A dear friend of mine was discussing the male habit – in some cultures – of insisting on telling a woman that he needs her so badly he cannot live without her.  It is considered in some places romantic and loving to claim that you would literally die without this one all-important irreplaceable person to prop you up in life.  In contrast, to state what is actually healthy (I love you, but I could still be happy without you) is considered cold or distant.  My friend’s theory is that this media-propelled idea of “romance” is the dark underbelly of the domestic violence culture. Because if you need someone that much, they cannot leave you.  You have to keep them.  It’s life or death.

I have thought about this a lot, especially as I spend so many days in domestic violence courtrooms.  I also think about it pretty much every morning, when I  exercise to music and listen among other things to love song lyrics.  Take the music away from the song lyrics, or set the domestic violence perpetrator’s words to music, and they become one and the same.

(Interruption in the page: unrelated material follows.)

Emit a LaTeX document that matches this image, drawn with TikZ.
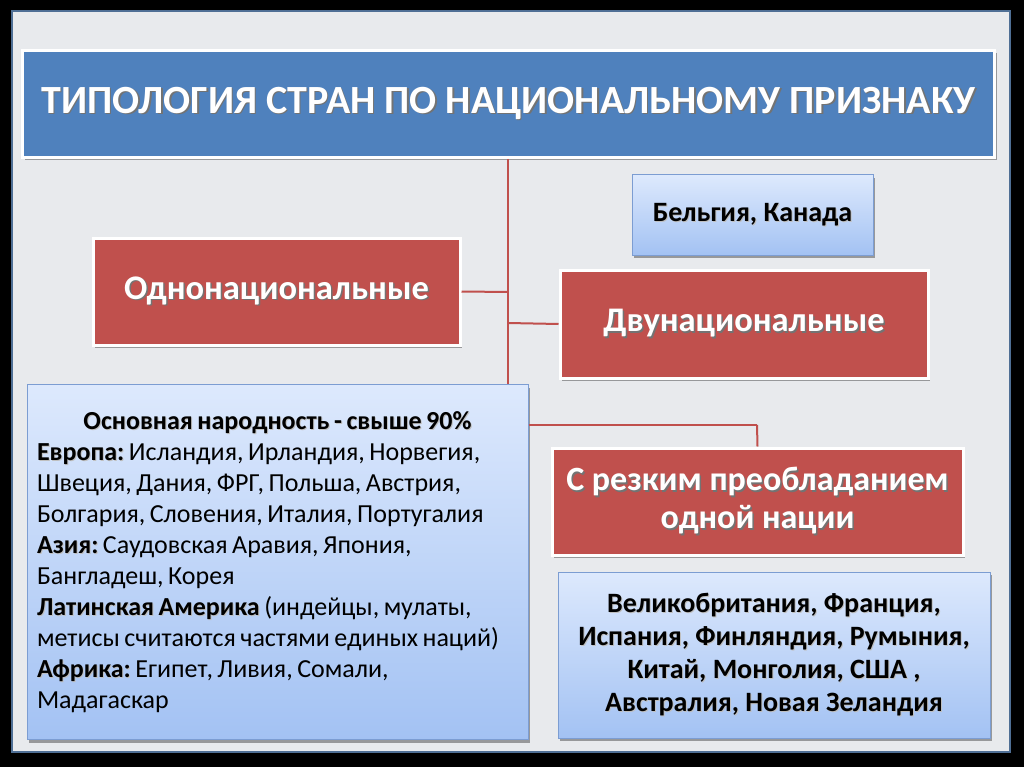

When I’m without you, I’m something weak.  I can’t live, if living is without you.  You’re my everything.  Only you can make this world seem right.  Don’t let me suffer.  Without you, my world would crumble.  You’re my reason for living.  We only said goodbye with words – I died a hundred times.  You took my heart and you threw it away.   I’m broken in two.   I’ve been so lonely, I could die.

Yes, these are all song lyrics.

What did I hear in court this week in response to why a man violated a no-contact order?  “She is my whole life.  When she left me, she took my life away.  I have nothing now.  I cannot get over the heartbreak.  I lived for her.  She is the love of my life and my best friend.  I can’t do anything without her.  I am trying, but I feel so sad and desperate.   I had to try to reach her.  She is everything to me.  When she left me, she killed me inside.  I have nothing to live for without her.  That’s why I had to try to see her.”

Set it to music, and you have a “romantic song”.  Right up until the romance ends, and then you have a domestic violence scenario.